I cannot begin to tell you how excited my husband and I were when my 22- year-old daughter FINALLY decided to get serious and go to college. She started off with a summer online course in World History. Christina has never enjoyed school so taking this seriously was going to be a lot of work on her part – we all knew that going in. And while I wanted to be supportive of her in this new endeavor, I truly had no interest whatsoever in actually going back to school with her.
First of all, this was a sophomore class so right away she would be challenged. And then there was the textbook. The textbook from hell that took 18 paragraphs to tell the reader that the newly widespread use of the printing press was a major factor in knowledge and globalization. And that there is another Martin Luther and that slavery existed well before it was exploited with the new worlds exploration.

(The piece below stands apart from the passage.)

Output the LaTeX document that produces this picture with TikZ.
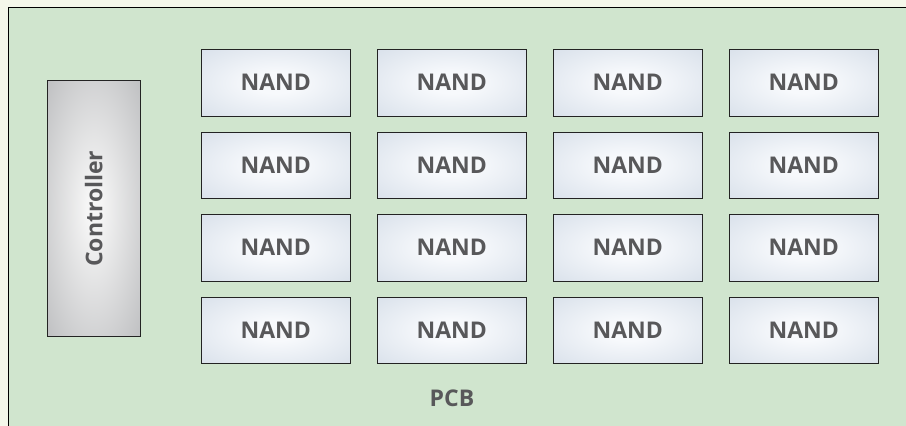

So we began the course with Christina telling me she read the first chapter “three times and I still don’t get it.” First of all, I am sure she only skimmed the first chapter and when she saw chapter edits of The Edict of Nantes and the Treaty of Westphalia she just simply lost interest. Except that as soon as I read that, I did too. So at the beginning I had to simply read the chapter and then explain it to her in terms that were greatly simplified. I made her look up exactly what the Diet of Worms was (a meeting in Worms, Germany where Luther defended his religious teaching) and what they meant by indulgences (a forgiving of a penalty imposed by priests for mortal sins).
But I think my biggest mistake was making the comment: “Well, it’s not like you are going to get an A in the class.” Evidently as a mother, I am SUPPOSED to be more supportive than that. It is one of those statements that as soon as you say it, you regret it. I tried to back pedal and tell her I was using reverse psychology but even I knew that sounded lame. Ultimately this meant that I got to hear the exact phrase recited back to me when I painted the hall closet and took a training class.
When Christina took her quizzes, I would try to guide her in the right direction. Which meant I would write down “She said C but the correct answer is B” and then show it to her when she finished and found out she got the question wrong. (I still love being the smartest. Amazing how that feeling never really goes away).
Okay, fast forward because it was a 5 week course. She got a B and was very happy with her grade. When she told me she was going to burn the text-book at our next bonfire, I told her that she could actually turn it in and get money for it. That was something else she learned.
All I can say is that when she begins her full time classes in the fall, I am not helping her with the math.